Rep. Moolenaar said, “Michigan farmers grow and raise food for Michigan residents and people around the world. My legislation ensures they will continue to have a reliable workforce and can make ends meet while growing the food we need. I am proud to introduce the Supporting Farm Operations Act and will continue my work to advocate for the more than 11,000 farmers living in Michigan’s Second District,”
John Kran, National Legislative Counsel of the Michigan Farm Bureau was also quoted in the release as saying, “Michigan farmers who rely on seasonal guest workers need a stable and predictable wage structure to be able to keep supplying consumers with a safe and affordable food supply that’s grown on our soil. We applaud Congressman Moolenaar and his colleagues for introducing commonsense legislation that allows for a pause while Congress comes up with a long-term solution. Michigan farmers are counting on Congress to act swiftly and provide some much needed relief.”
Moolenaar’s release continued, with a quote from American Farm Bureau Federation Director of Government Affairs John Walt Boatright, who said, “Rep.
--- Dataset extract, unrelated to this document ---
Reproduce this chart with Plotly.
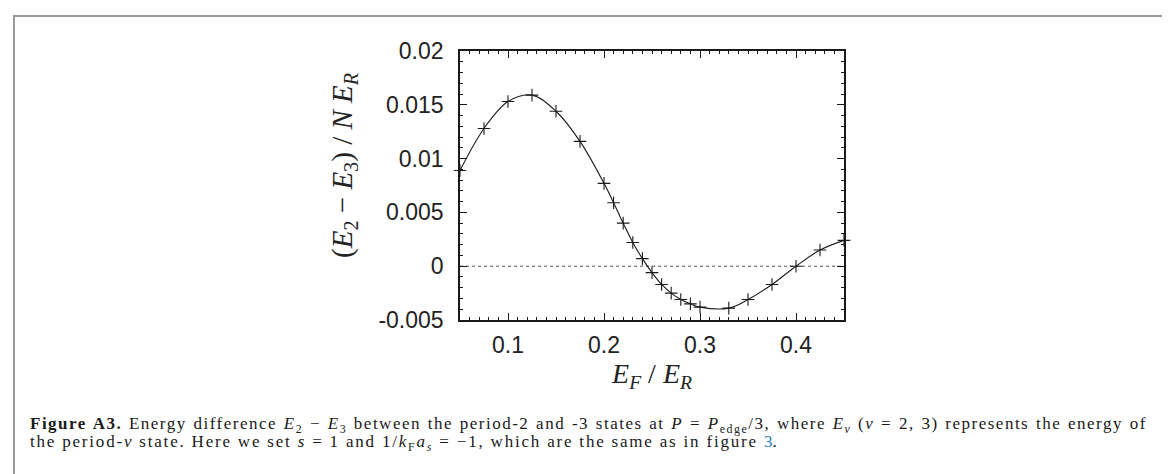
import plotly.graph_objects as go

# Data
ef_over_er = [0.05, 0.075, 0.10, 0.125, 0.15, 0.175, 0.20, 0.21, 0.22, 0.23, 0.24,
              0.25, 0.26, 0.27, 0.28, 0.29, 0.30, 0.33, 0.35, 0.375, 0.40, 0.425, 0.45]
energy_diff = [0.0089, 0.0128, 0.0153, 0.0159, 0.0144, 0.0116, 0.0077, 0.0059, 0.0040,
               0.0022, 0.0007, -0.0006, -0.0017, -0.0025, -0.0031, -0.0035, -0.0038,
               -0.0039, -0.0031, -0.0017, 0.0000, 0.0015, 0.0024]

x_tick_vals = [0.1, 0.2, 0.3, 0.4]
x_tick_text = ["0.1", "0.2", "0.3", "0.4"]
y_tick_vals = [-0.005, 0.0, 0.005, 0.01, 0.015, 0.02]
y_tick_text = ["-0.005", "0", "0.005", "0.01", "0.015", "0.02"]

W, H = 1170, 474
L, R, T, B = 452, 334, 43, 162
PW, PH = W - L - R, H - T - B


def px(x):
    return (x - L) / PW


def py(y):
    return (H - B - y) / PH


fig = go.Figure()

# zero reference line
fig.add_trace(go.Scatter(
    x=[0.05, 0.45], y=[0, 0], mode="lines",
    line=dict(color="#555555", width=1, dash="dot"),
    hoverinfo="skip", showlegend=False))

fig.add_trace(go.Scatter(
    x=ef_over_er, y=energy_diff, mode="lines+markers",
    line=dict(color="#1a1a1a", width=1.1, shape="spline", smoothing=1.0),
    marker=dict(symbol="cross-thin", size=9, line=dict(color="#1a1a1a", width=1.1)),
    showlegend=False, cliponaxis=False))

axis_common = dict(
    showgrid=False, zeroline=False, showline=True, linecolor="#1a1a1a", linewidth=1.6,
    mirror="allticks", ticks="inside", ticklen=7, tickwidth=1, tickcolor="#1a1a1a",
    tickfont=dict(family="Liberation Sans, Arial, sans-serif", size=23, color="#222222"),
)

fig.update_xaxes(
    range=[0.05, 0.45], tickvals=x_tick_vals, ticktext=x_tick_text,
    minor=dict(ticks="inside", dtick=0.01, ticklen=3.5, tickcolor="#1a1a1a", tickwidth=1),
    title=dict(text="<i>E<sub>F</sub></i> / <i>E<sub>R</sub></i>",
               font=dict(family="Liberation Serif, Times New Roman, serif", size=28, color="#222222"),
               standoff=6),
    ticklabelstandoff=4,
    **axis_common)

fig.update_yaxes(
    range=[-0.005, 0.02], tickvals=y_tick_vals, ticktext=y_tick_text,
    minor=dict(ticks="inside", dtick=0.001, ticklen=3.5, tickcolor="#1a1a1a", tickwidth=1),
    ticklabelstandoff=10,
    **axis_common)

# y-axis title (placed as an annotation to match its off-centre position)
fig.add_annotation(
    x=px(336), y=py(157), xref="paper", yref="paper", textangle=-90,
    text="(<i>E</i><sub>2</sub> − <i>E</i><sub>3</sub>) / <i>N</i> <i>E<sub>R</sub></i>",
    showarrow=False, xanchor="center", yanchor="middle",
    font=dict(family="Liberation Serif, Times New Roman, serif", size=29, color="#222222"))

caption1 = ("<span style='letter-spacing:1.5px;word-spacing:1px'><b>Figure A3.</b> Energy difference "
            "<i>E</i><sub>2</sub> − <i>E</i><sub>3</sub> between the "
            "period-2 and -3 states at <i>P</i> = <i>P</i><sub>edge</sub>/3, where <i>E<sub>ν</sub></i> "
            "(<i>ν</i> = 2, 3) represents the energy of</span>")
caption2 = ("<span style='letter-spacing:1.8px'>the period-<i>ν</i> state. Here we set <i>s</i> = 1 and "
            "1/<i>k</i><sub>F</sub><i>a<sub>s</sub></i> "
            "= −1, which are the same as in figure </span><span style='color:#2f7fc1'>3</span>"
            "<span style='letter-spacing:1.8px'>.</span>")

cap_font = dict(family="Liberation Serif, Times New Roman, serif", size=17, color="#1a1a1a")
fig.add_annotation(x=px(20), y=py(417), xref="paper", yref="paper", text=caption1,
                   showarrow=False, xanchor="left", yanchor="middle", font=cap_font)
fig.add_annotation(x=px(20), y=py(435), xref="paper", yref="paper", text=caption2,
                   showarrow=False, xanchor="left", yanchor="middle", font=cap_font)

# outer figure frame
fig.add_shape(type="rect", xref="paper", yref="paper",
              x0=px(6), x1=px(1162), y0=py(490), y1=py(8),
              line=dict(color="#9a9a9a", width=2), layer="below")

fig.update_layout(
    width=W, height=H, margin=dict(l=L, r=R, t=T, b=B, autoexpand=False),
    plot_bgcolor="white", paper_bgcolor="white",
)

fig.write_html("out.html")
Moolenaar’s bill offers the short-term stability and reforms that today’s challenges require. It’s a step in the right direction to creating a wage standard that benefits farmers and employees alike. Along with this effort, AFBF will continue to press Congress on the full reforms that deliver certainty and parity to farmers who produce food for America’s families.”
“This bill will help provide farmers, ranchers and growers utilizing the H-2A visa program with needed wage certainty and stability as they head into planting season. It is also important to note that it would clarify how primary job duties are determined and would more accurately reflect the realities of on-farm work, where pitching in on multiple tasks as needed is often the norm,” said Chuck Conner, President and CEO of the National Council of Farmer Cooperatives in the release. “I would like to thank Congressman Moolenaar and Congressman Newhouse for their leadership on this issue. We look forward to working with him and other members on next steps on needed modernization and reform to the H-2A program and the stabilization of the existing agricultural workforce.”
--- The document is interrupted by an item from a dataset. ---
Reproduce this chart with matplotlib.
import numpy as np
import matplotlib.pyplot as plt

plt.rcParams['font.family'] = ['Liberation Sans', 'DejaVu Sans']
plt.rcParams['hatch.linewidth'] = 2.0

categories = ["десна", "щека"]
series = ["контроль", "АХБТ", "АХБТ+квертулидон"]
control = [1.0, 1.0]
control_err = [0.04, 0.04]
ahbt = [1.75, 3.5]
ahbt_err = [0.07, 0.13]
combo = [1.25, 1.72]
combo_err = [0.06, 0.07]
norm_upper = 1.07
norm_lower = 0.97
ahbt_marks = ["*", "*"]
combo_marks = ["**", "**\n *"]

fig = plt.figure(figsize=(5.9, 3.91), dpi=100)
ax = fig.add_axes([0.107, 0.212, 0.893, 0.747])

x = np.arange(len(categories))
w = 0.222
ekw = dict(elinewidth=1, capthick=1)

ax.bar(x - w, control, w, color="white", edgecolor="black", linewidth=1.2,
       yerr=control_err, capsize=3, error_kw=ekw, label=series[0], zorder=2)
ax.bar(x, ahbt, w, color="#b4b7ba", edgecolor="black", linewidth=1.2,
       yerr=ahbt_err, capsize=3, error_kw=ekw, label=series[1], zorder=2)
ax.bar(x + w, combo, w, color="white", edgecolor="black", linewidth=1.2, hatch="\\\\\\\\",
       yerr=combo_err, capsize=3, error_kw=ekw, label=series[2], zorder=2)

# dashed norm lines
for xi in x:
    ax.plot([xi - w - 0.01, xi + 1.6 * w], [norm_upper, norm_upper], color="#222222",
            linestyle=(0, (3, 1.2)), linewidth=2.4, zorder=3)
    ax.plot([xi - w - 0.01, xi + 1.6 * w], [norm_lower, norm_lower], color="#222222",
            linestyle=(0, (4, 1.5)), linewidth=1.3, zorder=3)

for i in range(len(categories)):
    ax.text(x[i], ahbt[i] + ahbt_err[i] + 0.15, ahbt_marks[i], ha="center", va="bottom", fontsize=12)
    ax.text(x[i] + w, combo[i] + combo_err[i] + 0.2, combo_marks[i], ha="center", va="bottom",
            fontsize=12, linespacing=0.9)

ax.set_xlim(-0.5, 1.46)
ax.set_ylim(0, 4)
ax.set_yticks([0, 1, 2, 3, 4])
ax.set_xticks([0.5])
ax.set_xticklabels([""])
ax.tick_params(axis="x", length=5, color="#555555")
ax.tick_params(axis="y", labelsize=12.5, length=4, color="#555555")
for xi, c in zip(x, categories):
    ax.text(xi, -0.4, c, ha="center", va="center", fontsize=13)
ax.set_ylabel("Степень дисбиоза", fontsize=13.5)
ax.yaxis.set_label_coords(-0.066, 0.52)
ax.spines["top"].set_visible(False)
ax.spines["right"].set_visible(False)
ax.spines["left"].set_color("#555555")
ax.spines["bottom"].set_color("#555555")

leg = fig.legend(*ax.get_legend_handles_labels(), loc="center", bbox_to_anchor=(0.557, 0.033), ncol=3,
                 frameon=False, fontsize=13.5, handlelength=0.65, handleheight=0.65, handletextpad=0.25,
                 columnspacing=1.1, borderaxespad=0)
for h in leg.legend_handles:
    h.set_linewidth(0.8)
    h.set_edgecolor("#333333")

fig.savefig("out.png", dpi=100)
Cathy Burns, CEO of the International Fresh Produce Association, also added to the representative’s press release, saying, “Out-of-control labor costs are already dampening domestic fresh produce production, so we know that additional increases would have a devastating impact on the entire supply chain,” said “Congressman’s Moolenaar’s common-sense legislation freezes AEWR increases for two years, giving immediate relief and enough certainty for our industry to perform while Congress works on broader reforms that will bring stability to our labor force and long-term food security for our nation.”
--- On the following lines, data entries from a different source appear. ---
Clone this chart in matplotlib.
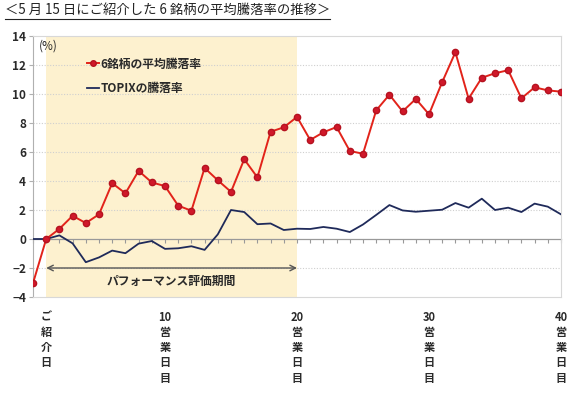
import numpy as np
import matplotlib
matplotlib.use("Agg")
import matplotlib.pyplot as plt
from matplotlib.lines import Line2D

plt.rcParams['font.family'] = ['Noto Sans CJK JP', 'DejaVu Sans']

# data, day 0 = day before introduction
days = list(range(0, 41))
avg6 = [-3.05, 0.0, 0.7, 1.6, 1.1, 1.7, 3.85, 3.15, 4.7, 3.9,
        3.65, 2.3, 1.95, 4.9, 4.05, 3.25, 5.5, 4.25, 7.4, 7.7,
        8.42, 6.83, 7.36, 7.72, 6.07, 5.88, 8.87, 9.95, 8.8, 9.66,
        8.6, 10.82, 12.88, 9.68, 11.12, 11.43, 11.64, 9.7, 10.46, 10.25,
        10.16]
topix = [0.0, 0.0, 0.25, -0.3, -1.6, -1.27, -0.8, -0.98, -0.32, -0.14,
         -0.68, -0.64, -0.5, -0.75, 0.32, 2.0, 1.86, 1.02, 1.07, 0.62,
         0.71, 0.69, 0.83, 0.71, 0.48, 1.0, 1.66, 2.34, 1.97, 1.88,
         1.95, 2.02, 2.48, 2.16, 2.78, 2.0, 2.16, 1.86, 2.44, 2.23,
         1.7]
label_days = [1, 10, 20, 30, 40]
label_texts = ["ご\n紹\n介\n日", "10\n営\n業\n日\n目", "20\n営\n業\n日\n目",
               "30\n営\n業\n日\n目", "40\n営\n業\n日\n目"]
period = (1, 20)

title = "＜5 月 15 日にご紹介した 6 銘柄の平均騰落率の推移＞"
red = "#e2231a"
navy = "#1f2a5a"
grey = "#b0b0b0"
txt = "#2a2a2a"

fig = plt.figure(figsize=(5.85, 3.94), dpi=100)
ax = fig.add_axes([33 / 585, 1 - 297 / 394, (561 - 33) / 585, (297 - 36) / 394])

# evaluation period shading
ax.axvspan(period[0], period[1], color="#fdf1cf", lw=0, zorder=0)

# gridlines
for yv in [-2, 2, 4, 6, 8, 10, 12]:
    ax.axhline(yv, color="#cfcfcf", lw=0.8, ls=(0, (1, 1.5)), zorder=1)

ax.plot(days, topix, color=navy, lw=1.3, zorder=3)
ax.plot(days, avg6, color=red, lw=1.4, marker="o", ms=4.5,
        mfc="#d0182a", mec="#b5121f", zorder=4)

ax.set_xlim(0, 40)
ax.set_ylim(-4, 14)
ax.set_yticks(range(-4, 15, 2))
ax.tick_params(axis="y", length=3, color=grey, labelsize=8.5, labelcolor=txt, pad=2)
for t in ax.get_yticklabels():
    t.set_fontweight("bold")

ax.set_xticks(label_days)
ax.set_xticklabels(label_texts, fontsize=8, fontweight="bold", color=txt,
                   linespacing=1.22, va="top")
ax.tick_params(axis="x", length=0, pad=10)

for s in ["top", "right", "bottom"]:
    ax.spines[s].set_color("#d8d8d8")
    ax.spines[s].set_linewidth(0.8)
ax.spines["left"].set_color(grey)
ax.spines["left"].set_linewidth(0.8)

# zero axis with day ticks
sec = ax.secondary_xaxis(4 / 18)
sec.set_xticks(days)
sec.set_xticklabels([])
sec.tick_params(axis="x", length=3, color="#999999", direction="out")
sec.spines["bottom"].set_color("#999999")
sec.spines["bottom"].set_linewidth(0.9)

# period arrow
ax.annotate("", xy=(period[0], -2), xytext=(period[1], -2),
            arrowprops=dict(arrowstyle="<->", color="#555555", lw=1.0,
                            shrinkA=0, shrinkB=0), zorder=5)
ax.text((period[0] + period[1]) / 2, -2.95, "パフォーマンス評価期間", ha="center",
        va="center", fontsize=8.5, fontweight="bold", color=txt)

# legend-like labels
ax.text(0.45, 13.3, "(%)", fontsize=8.5, color=txt, va="center")
leg = ax.legend(handles=[
    Line2D([], [], color=red, lw=1.4, marker="o", ms=4, mfc="#d0182a", mec="#b5121f"),
    Line2D([], [], color=navy, lw=1.3)],
    labels=["6銘柄の平均騰落率", "TOPIXの騰落率"],
    loc="upper left", bbox_to_anchor=(0.082, 0.958), frameon=False,
    handlelength=1.0, handletextpad=0.15, labelspacing=1.0,
    prop={"size": 8.5, "weight": "bold"})
for t in leg.get_texts():
    t.set_color(txt)

# title with underline
tt = fig.text(5 / 585, 1 - 3 / 394, title, fontsize=9.6, color="#222222",
              va="top", ha="left")
fig.canvas.draw()
bb = tt.get_window_extent().transformed(fig.transFigure.inverted())
fig.add_artist(Line2D([bb.x0, bb.x1], [bb.y0 - 0.004, bb.y0 - 0.004],
                      transform=fig.transFigure, color="#222222", lw=0.8))

fig.savefig("out.png", dpi=100)
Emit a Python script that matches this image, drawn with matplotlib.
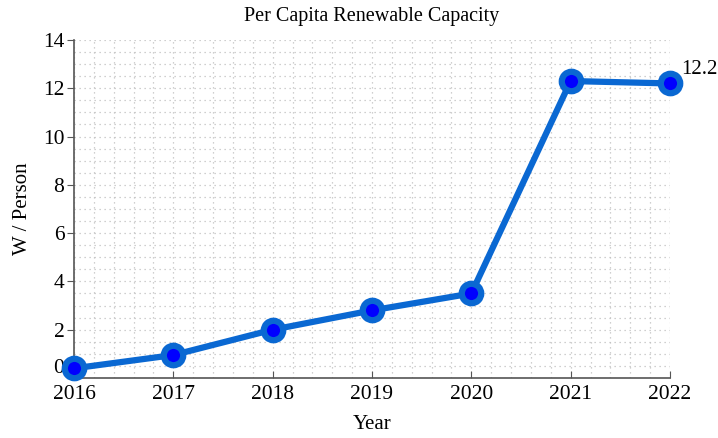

Jim Bair, President and CEO of the U.S. Apple Association, said in the release, “On behalf of our growers across the nation, the U.S. Apple Association thanks Representative Moolenaar for understanding their predicament and taking this action. We call on all Members of Congress to support this effort. Bringing stability and common sense to the H-2A program will be the only way family farms can keep pace with the costs and regulatory burdens they face in producing America’ s favorite fruit.”
The release concluded, “On Jan. 1, 2024 the Department of Labor increased Michigan’s AEWR for the tenth consecutive year, to $18.50 per hour, an increase of $1.16 per hour from December 2023. This rate is the fourth highest in the nation.”